WRITTEN EXERCISE:
Print, word for word, every line from the beginning of the listing up to and including the line with "minimum width=152pt, minimum". Pictures are to be excluded.

RECORDS PROVIDED:
=-=-=-=-=

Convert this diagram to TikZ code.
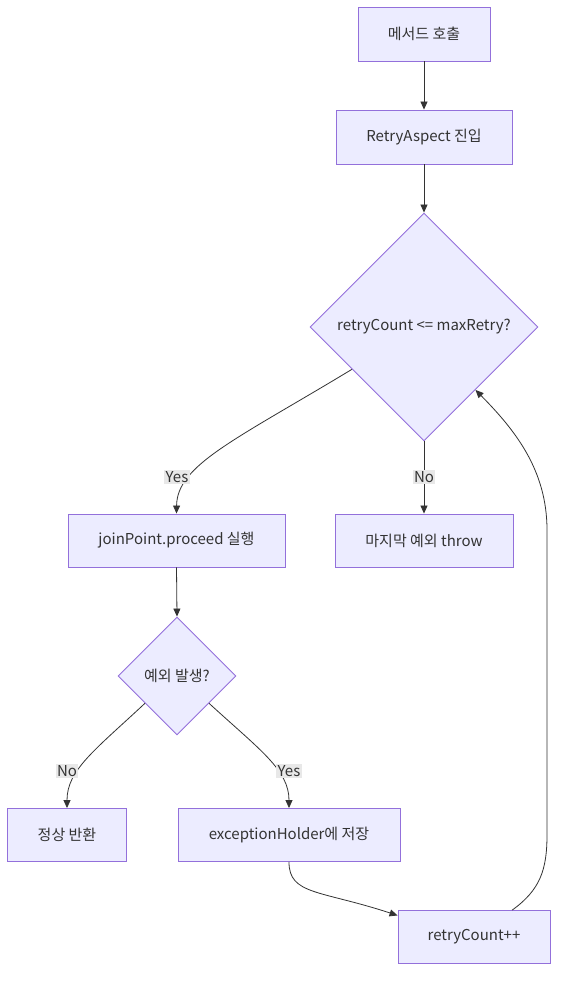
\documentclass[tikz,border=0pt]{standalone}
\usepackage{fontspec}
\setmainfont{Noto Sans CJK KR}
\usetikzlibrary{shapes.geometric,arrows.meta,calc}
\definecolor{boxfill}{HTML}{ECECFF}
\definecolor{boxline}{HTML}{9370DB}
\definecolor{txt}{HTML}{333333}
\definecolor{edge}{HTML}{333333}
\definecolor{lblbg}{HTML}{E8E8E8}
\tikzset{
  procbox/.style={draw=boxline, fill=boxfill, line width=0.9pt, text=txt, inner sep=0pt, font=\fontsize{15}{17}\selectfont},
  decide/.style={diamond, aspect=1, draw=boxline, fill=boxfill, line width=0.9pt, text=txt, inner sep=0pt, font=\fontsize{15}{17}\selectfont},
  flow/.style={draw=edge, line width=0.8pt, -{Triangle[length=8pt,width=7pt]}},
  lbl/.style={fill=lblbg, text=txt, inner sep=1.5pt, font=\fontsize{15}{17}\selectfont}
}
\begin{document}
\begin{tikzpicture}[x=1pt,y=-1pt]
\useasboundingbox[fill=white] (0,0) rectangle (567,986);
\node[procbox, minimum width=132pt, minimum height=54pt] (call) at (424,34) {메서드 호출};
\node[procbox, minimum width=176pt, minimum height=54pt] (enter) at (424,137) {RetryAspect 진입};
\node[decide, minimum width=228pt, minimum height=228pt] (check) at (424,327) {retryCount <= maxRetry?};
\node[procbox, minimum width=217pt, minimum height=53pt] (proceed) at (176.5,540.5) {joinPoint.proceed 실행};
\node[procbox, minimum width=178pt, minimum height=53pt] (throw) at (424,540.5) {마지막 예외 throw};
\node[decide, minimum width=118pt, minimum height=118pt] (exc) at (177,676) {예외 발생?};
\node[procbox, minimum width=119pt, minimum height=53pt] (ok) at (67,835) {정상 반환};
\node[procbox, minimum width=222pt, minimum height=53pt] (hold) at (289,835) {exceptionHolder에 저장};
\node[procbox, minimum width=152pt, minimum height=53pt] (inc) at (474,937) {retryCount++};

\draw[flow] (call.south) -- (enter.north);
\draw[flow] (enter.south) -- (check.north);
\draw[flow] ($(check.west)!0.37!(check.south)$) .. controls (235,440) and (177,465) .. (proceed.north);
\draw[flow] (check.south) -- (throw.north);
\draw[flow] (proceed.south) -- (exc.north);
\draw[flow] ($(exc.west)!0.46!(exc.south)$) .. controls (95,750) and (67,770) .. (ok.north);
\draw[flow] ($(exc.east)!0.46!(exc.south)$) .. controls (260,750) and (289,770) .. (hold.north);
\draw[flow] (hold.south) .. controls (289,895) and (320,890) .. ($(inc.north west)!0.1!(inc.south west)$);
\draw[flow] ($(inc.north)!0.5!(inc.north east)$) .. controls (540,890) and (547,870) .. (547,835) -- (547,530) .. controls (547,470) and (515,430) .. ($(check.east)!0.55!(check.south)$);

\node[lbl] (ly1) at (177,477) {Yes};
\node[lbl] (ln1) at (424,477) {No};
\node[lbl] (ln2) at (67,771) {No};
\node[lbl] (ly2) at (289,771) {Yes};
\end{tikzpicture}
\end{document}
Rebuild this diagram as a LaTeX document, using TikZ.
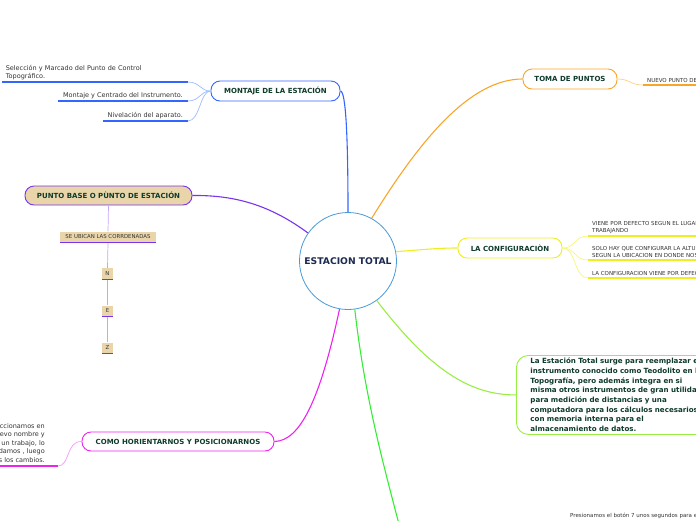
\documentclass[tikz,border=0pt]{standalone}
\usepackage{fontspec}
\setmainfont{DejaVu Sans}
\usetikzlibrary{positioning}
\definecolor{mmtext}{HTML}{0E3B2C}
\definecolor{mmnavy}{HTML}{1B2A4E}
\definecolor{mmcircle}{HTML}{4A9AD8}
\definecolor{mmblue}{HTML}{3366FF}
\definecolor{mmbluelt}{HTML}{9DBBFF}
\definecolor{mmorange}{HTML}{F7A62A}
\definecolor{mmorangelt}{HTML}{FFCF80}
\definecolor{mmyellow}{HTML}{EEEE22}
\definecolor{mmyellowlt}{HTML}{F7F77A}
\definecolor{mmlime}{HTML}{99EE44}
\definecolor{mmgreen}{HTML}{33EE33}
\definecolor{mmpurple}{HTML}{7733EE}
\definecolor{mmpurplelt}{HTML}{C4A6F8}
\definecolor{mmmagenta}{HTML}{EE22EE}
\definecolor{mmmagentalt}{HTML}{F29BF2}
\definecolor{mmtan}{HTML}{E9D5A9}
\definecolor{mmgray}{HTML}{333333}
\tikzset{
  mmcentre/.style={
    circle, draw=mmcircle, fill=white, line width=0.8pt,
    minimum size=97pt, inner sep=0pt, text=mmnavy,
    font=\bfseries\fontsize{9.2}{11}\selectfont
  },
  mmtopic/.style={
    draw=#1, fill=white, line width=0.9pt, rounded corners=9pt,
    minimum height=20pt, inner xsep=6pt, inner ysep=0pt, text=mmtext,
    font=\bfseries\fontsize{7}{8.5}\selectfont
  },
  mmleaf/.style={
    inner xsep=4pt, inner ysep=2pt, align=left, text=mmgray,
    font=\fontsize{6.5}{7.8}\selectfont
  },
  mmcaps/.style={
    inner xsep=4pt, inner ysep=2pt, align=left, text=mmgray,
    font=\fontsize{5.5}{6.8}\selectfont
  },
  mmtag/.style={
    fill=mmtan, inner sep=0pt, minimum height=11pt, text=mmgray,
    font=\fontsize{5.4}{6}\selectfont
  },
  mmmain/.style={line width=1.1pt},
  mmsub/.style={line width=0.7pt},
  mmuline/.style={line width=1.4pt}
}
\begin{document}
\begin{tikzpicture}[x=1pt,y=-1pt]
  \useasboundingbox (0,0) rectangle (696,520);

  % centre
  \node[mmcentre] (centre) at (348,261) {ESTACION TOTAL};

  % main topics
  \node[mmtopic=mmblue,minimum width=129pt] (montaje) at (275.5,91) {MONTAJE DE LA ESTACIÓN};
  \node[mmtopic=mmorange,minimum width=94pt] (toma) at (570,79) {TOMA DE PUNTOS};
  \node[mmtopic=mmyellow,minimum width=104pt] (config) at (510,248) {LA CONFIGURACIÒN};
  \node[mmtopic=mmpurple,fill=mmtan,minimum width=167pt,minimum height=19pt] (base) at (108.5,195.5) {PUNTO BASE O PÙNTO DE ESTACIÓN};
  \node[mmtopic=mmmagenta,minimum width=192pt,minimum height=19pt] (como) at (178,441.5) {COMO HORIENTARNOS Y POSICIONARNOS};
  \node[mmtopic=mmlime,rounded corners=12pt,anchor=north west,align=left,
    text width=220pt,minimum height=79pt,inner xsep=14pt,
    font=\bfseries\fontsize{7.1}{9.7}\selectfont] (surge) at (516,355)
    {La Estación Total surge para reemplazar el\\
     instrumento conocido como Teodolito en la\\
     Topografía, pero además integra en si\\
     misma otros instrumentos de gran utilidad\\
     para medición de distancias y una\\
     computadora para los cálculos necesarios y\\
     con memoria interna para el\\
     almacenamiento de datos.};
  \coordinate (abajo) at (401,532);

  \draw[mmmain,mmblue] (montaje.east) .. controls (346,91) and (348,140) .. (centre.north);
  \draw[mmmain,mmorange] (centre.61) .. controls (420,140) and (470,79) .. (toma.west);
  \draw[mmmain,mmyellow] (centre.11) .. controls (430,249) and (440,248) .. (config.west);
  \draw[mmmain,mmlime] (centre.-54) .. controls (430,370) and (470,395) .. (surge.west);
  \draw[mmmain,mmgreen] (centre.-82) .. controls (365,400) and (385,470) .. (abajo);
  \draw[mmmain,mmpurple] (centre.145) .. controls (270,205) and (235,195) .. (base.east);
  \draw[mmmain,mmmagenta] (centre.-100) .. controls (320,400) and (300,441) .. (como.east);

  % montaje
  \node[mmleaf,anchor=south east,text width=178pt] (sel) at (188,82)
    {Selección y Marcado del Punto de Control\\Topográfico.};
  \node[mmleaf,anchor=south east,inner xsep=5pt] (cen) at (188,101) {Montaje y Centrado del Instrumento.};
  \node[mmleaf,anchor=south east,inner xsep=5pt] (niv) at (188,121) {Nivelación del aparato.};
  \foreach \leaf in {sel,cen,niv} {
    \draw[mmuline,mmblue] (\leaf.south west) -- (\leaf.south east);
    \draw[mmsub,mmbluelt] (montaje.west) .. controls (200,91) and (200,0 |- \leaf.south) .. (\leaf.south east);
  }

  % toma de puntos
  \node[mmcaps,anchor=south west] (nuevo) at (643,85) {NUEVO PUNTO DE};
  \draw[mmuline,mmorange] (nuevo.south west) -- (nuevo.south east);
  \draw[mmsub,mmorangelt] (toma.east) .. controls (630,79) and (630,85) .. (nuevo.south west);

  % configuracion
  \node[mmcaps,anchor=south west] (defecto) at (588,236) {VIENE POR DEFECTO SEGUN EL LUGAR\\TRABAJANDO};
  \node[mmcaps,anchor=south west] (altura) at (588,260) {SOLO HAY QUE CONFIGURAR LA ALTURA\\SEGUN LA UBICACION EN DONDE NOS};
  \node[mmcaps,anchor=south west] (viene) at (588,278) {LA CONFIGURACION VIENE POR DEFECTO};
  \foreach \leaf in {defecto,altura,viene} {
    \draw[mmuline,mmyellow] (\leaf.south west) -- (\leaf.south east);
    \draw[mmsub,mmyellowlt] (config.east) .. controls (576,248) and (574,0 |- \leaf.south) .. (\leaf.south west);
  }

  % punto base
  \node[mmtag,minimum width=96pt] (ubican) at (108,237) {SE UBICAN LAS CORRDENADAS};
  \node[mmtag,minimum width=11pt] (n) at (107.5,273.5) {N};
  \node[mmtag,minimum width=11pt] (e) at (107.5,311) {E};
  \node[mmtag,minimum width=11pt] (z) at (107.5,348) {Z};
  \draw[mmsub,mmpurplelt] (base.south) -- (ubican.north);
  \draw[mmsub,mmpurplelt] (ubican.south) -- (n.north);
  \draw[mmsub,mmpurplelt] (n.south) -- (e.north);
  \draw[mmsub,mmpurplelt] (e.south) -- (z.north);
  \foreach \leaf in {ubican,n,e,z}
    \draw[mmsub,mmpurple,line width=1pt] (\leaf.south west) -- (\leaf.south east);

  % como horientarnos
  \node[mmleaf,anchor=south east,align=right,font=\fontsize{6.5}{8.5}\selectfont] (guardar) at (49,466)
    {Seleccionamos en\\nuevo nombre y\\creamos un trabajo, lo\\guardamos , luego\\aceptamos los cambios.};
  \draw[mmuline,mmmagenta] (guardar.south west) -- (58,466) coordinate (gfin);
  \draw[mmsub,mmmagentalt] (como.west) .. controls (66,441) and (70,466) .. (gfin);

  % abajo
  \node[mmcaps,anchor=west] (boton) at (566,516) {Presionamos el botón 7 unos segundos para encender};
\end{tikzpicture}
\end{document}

=-=-=-=-=

SOLUTION FOR THIS TASK:
Convert this diagram to TikZ code.
\documentclass[tikz,border=0pt]{standalone}
\usepackage{fontspec}
\setmainfont{Noto Sans CJK KR}
\usetikzlibrary{shapes.geometric,arrows.meta,calc}
\definecolor{boxfill}{HTML}{ECECFF}
\definecolor{boxline}{HTML}{9370DB}
\definecolor{txt}{HTML}{333333}
\definecolor{edge}{HTML}{333333}
\definecolor{lblbg}{HTML}{E8E8E8}
\tikzset{
  procbox/.style={draw=boxline, fill=boxfill, line width=0.9pt, text=txt, inner sep=0pt, font=\fontsize{15}{17}\selectfont},
  decide/.style={diamond, aspect=1, draw=boxline, fill=boxfill, line width=0.9pt, text=txt, inner sep=0pt, font=\fontsize{15}{17}\selectfont},
  flow/.style={draw=edge, line width=0.8pt, -{Triangle[length=8pt,width=7pt]}},
  lbl/.style={fill=lblbg, text=txt, inner sep=1.5pt, font=\fontsize{15}{17}\selectfont}
}
\begin{document}
\begin{tikzpicture}[x=1pt,y=-1pt]
\useasboundingbox[fill=white] (0,0) rectangle (567,986);
\node[procbox, minimum width=132pt, minimum height=54pt] (call) at (424,34) {메서드 호출};
\node[procbox, minimum width=176pt, minimum height=54pt] (enter) at (424,137) {RetryAspect 진입};
\node[decide, minimum width=228pt, minimum height=228pt] (check) at (424,327) {retryCount <= maxRetry?};
\node[procbox, minimum width=217pt, minimum height=53pt] (proceed) at (176.5,540.5) {joinPoint.proceed 실행};
\node[procbox, minimum width=178pt, minimum height=53pt] (throw) at (424,540.5) {마지막 예외 throw};
\node[decide, minimum width=118pt, minimum height=118pt] (exc) at (177,676) {예외 발생?};
\node[procbox, minimum width=119pt, minimum height=53pt] (ok) at (67,835) {정상 반환};
\node[procbox, minimum width=222pt, minimum height=53pt] (hold) at (289,835) {exceptionHolder에 저장};
\node[procbox, minimum width=152pt, minimum height=53pt] (inc) at (474,937) {retryCount++};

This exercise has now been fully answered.